Alexei Ivanov

On 22 August 2022 I signed an agreement with Glagoslav publications to translate Alexei Ivanov’s fabulously-written 2018 novel “Пищеблок” (working title ‘The Food Block’).

The book has now been published and is available worldwide.

Alexei Ivanov has written fifteen novels, published between 1992 (‘Dormitory on the Blood’) and 2023 (‘The Armoured Steamships’, a novel that reflects Ivanov’s long-time interest in the Russian Civil War). Ivanov’s novels have been nominated three times for the National Bestseller prize, and for several other awards within Russia, including the Big Book Award. His works have been adapted for the big and small screen, most notably his 2003 novel ‘The geographer drank away his globe’, which was made into a multi-award-winning film starring Konstantin Khabensky. ‘The Food Block’ itself has been made into a television serial which first aired on Russian television in 2021 and has since been followed up by a 2023 sequel, ‘The Food Block 2’.
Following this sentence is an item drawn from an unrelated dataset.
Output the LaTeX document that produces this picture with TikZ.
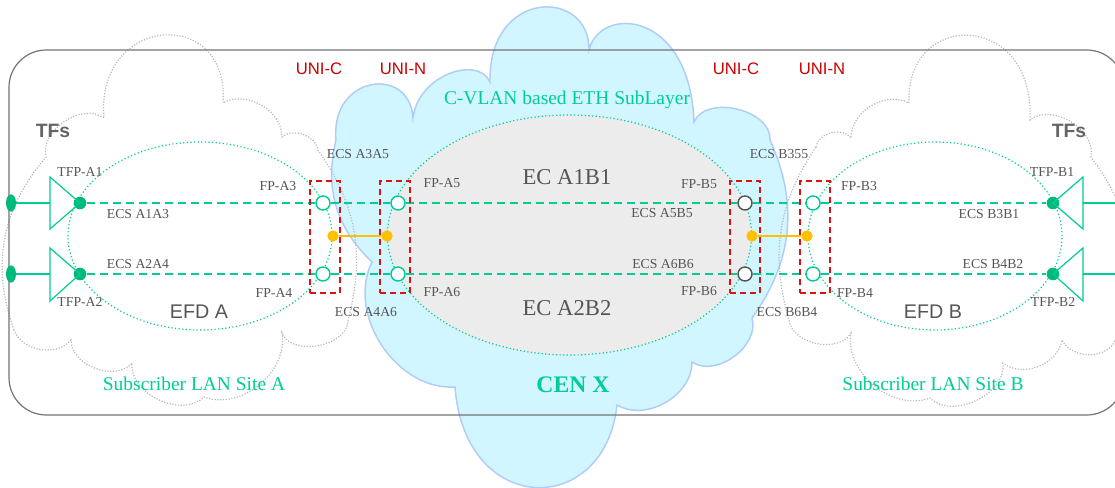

The summer of 1980. The Moscow Olympics. A small Pioneer camp on the banks of the Volga. The pioneers fall out, make up, play tricks. Romances start up among the young leaders. The river bus brings in drums of milk and boxes of pasta. Life in the quirky gingerbread cake buildings of the camp establishes its rhythms against the backdrop of the Volga’s ceaseless flow and the sunset’s daily blush over the Zhiguli mountains. But something, or someone, is at work. Something that no one except twelve-year-old Valerka can see for what it is. When he confides in the young leader Igor, only to be disbelieved, Valerka finds himself carrying the burden of what he knows completely alone.
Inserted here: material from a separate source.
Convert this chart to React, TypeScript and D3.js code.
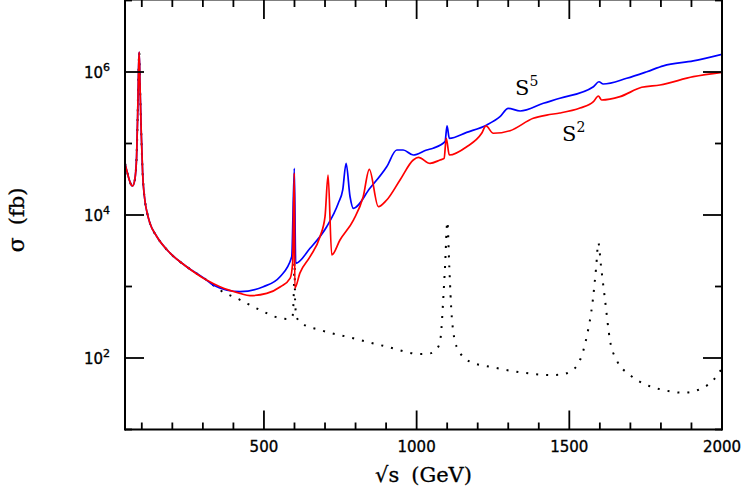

Some of the children and young leaders are becoming vampires. Their bodily changes are accompanied by a sharpened and growing devotion to the Soviet system and ideology. Soviet symbols, such as the pioneer tie, acquire new meanings and find new uses. ‘Correctness’ begins to flourish, even as blood is drunk.
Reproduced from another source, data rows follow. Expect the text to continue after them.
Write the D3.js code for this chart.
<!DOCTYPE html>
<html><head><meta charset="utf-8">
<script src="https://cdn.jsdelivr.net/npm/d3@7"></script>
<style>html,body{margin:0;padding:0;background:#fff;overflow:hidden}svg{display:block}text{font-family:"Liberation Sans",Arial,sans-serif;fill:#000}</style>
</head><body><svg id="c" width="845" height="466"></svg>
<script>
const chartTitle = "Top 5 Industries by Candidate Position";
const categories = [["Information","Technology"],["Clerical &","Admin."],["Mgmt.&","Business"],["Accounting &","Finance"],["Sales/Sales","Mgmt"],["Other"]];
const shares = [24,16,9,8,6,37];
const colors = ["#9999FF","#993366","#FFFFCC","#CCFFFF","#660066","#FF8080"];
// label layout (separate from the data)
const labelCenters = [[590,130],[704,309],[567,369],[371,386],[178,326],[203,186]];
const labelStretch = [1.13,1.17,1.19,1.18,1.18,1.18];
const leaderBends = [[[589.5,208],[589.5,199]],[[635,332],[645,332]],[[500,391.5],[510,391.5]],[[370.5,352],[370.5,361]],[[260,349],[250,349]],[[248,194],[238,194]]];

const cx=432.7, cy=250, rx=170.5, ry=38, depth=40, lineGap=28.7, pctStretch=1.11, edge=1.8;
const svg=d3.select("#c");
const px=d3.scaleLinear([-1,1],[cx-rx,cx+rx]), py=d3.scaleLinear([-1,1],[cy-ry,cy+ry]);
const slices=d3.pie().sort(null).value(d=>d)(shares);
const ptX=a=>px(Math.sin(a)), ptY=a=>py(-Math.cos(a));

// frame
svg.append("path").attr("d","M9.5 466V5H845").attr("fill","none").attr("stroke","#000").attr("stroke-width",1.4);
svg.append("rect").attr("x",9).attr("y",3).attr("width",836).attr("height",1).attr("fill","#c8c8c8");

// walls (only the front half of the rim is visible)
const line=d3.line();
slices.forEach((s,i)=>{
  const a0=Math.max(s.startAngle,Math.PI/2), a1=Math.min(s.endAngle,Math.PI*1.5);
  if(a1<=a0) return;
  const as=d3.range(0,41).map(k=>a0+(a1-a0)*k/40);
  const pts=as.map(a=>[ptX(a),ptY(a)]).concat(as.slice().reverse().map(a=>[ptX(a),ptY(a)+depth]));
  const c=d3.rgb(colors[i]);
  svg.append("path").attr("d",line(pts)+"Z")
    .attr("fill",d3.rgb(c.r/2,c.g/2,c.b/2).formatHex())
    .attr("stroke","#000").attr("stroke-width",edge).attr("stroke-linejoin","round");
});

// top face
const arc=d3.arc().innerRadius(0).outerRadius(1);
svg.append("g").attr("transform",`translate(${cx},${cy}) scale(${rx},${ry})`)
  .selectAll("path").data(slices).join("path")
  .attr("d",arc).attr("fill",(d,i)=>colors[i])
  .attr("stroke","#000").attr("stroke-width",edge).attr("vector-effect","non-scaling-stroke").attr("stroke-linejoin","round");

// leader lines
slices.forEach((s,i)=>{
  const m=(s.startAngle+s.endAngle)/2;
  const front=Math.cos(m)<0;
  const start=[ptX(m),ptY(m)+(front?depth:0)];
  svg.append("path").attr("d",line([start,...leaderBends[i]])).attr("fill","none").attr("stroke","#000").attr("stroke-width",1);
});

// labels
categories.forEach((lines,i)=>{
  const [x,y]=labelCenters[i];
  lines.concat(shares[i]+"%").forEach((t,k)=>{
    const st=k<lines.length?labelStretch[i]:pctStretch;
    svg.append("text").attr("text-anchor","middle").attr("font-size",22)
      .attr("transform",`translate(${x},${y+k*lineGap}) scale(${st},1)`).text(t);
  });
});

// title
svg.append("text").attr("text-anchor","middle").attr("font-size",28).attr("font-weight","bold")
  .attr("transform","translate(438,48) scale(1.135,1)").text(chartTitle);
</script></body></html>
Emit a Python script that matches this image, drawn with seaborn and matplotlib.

Valerka resists the vampires on principle, while Igor finally joins forces with him only when what is happening touches him personally. Together, they brace themselves to do battle with a power they have no reason to believe they can withstand.

‘The Food Block’, in Alexei Ivanov’s words, speaks of how state ideology, even where its design is oriented towards the ideal, is nevertheless something dead, while, love and friendship are forever living. Ivanov brings us a gallery of colourful characters: idealistic, dogged Valerka; seventeen-year-old Igor, groping to find himself and on the way finding his first love, the spiky and beautiful Veronika; Valerka’s own girlfriend, the blithely self-absorbed Anastasika; the drunken doctor who knows too much; the honest, infuriating Soviets Whistler and Irina; the bantering, over-energetic boys; the bully Beklya and the siren-punk Zhanka; the partly paralysed scullery maid Nyura; the old Civil War veteran Serp Ivanych; the steadily-growing cast of bloodsuckers and their ‘carcasses’. Through them, Ivanov gives us both a thriller and a book of subtlety and depth. Building steadily towards its enthralling climax, ‘The Food Block’ crackles with delightful dialogue, exudes humour that does not make fun, and explores with apparently effortless insight the loves and energy, hopes and doubts, and fears and courage of childhood and youth.

The Russian original can be enjoyed in book, audiobook and television serial form.